Beyond distributional analysis, the authors explore relationships with two classic local metrics:

  • Clustering coefficient – Pearson correlations between vertex maximal‑clique size and local clustering range from 0.2 to 0.4 in most networks, indicating a modest positive association but also confirming that the two measures capture distinct aspects of local density.

  • Degree – Correlations between degree and maximal‑clique size vary widely. In random and power‑grid graphs the correlation is moderate (≈0.5), whereas in the Facebook and PPI networks it is weak (<0.1). This demonstrates that high degree does not guarantee membership in a large clique, especially in scale‑free or community‑rich structures.

The paper also computes assortativity coefficients for (i) degree–degree mixing and (ii) maximal‑clique‑size mixing. Degree assortativity is positive in the small‑world and social networks, reflecting the tendency of high‑degree nodes to connect with each other. In contrast, assortativity with respect to maximal‑clique size is near zero (or slightly negative) across all datasets, suggesting that vertices belonging to large cliques are not preferentially linked to other large‑clique vertices.

Key insights

  1. Vertex maximal‑clique size is a robust, locally‑focused indicator that remains stable through the small‑world transition but becomes Poisson‑distributed as the network randomizes.
  2. Real‑world networks, regardless of their global topology (random, small‑world, or scale‑free), typically exhibit Poisson‑like maximal‑clique size distributions, with notable exceptions when hub‑dominated structures exist.
  3. The metric provides information complementary to clustering coefficient and degree; it is only weakly correlated with either, and its mixing pattern is essentially neutral.

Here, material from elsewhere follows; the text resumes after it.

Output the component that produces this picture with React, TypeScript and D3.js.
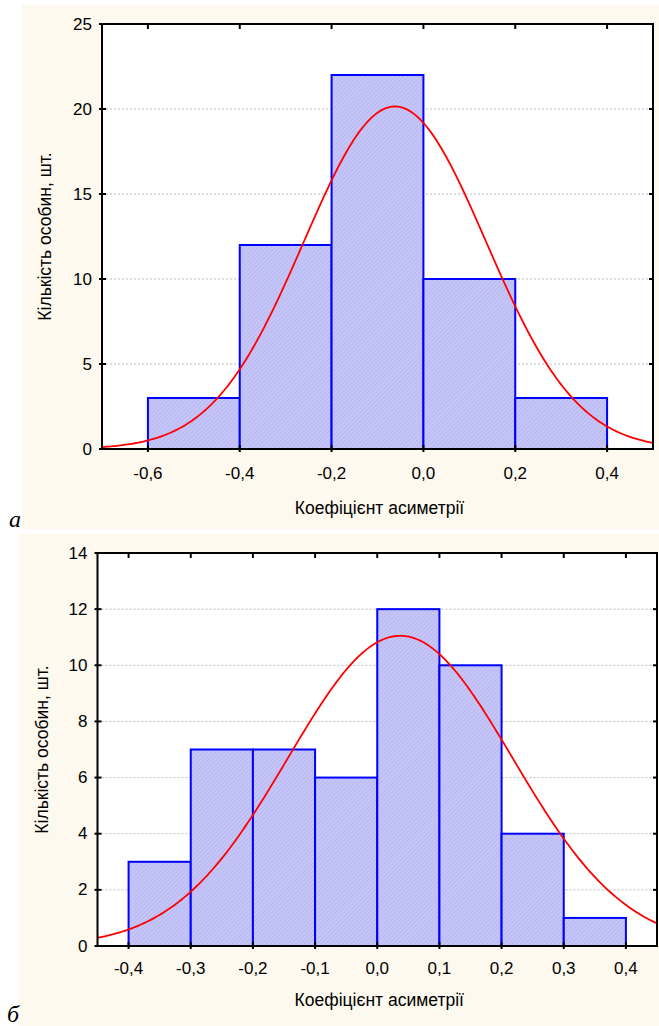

Implications – Because the vertex maximal‑clique size captures the size of the densest local community a node can belong to, it can be useful for vulnerability assessment (nodes in large cliques may be critical for cascade failures), community detection (as a seed‑selection heuristic), and network design (ensuring that no single node participates in excessively large cliques that could become bottlenecks). The authors’ algorithmic contribution makes the metric tractable for large‑scale graphs, opening the door for its inclusion in standard network‑analysis toolkits.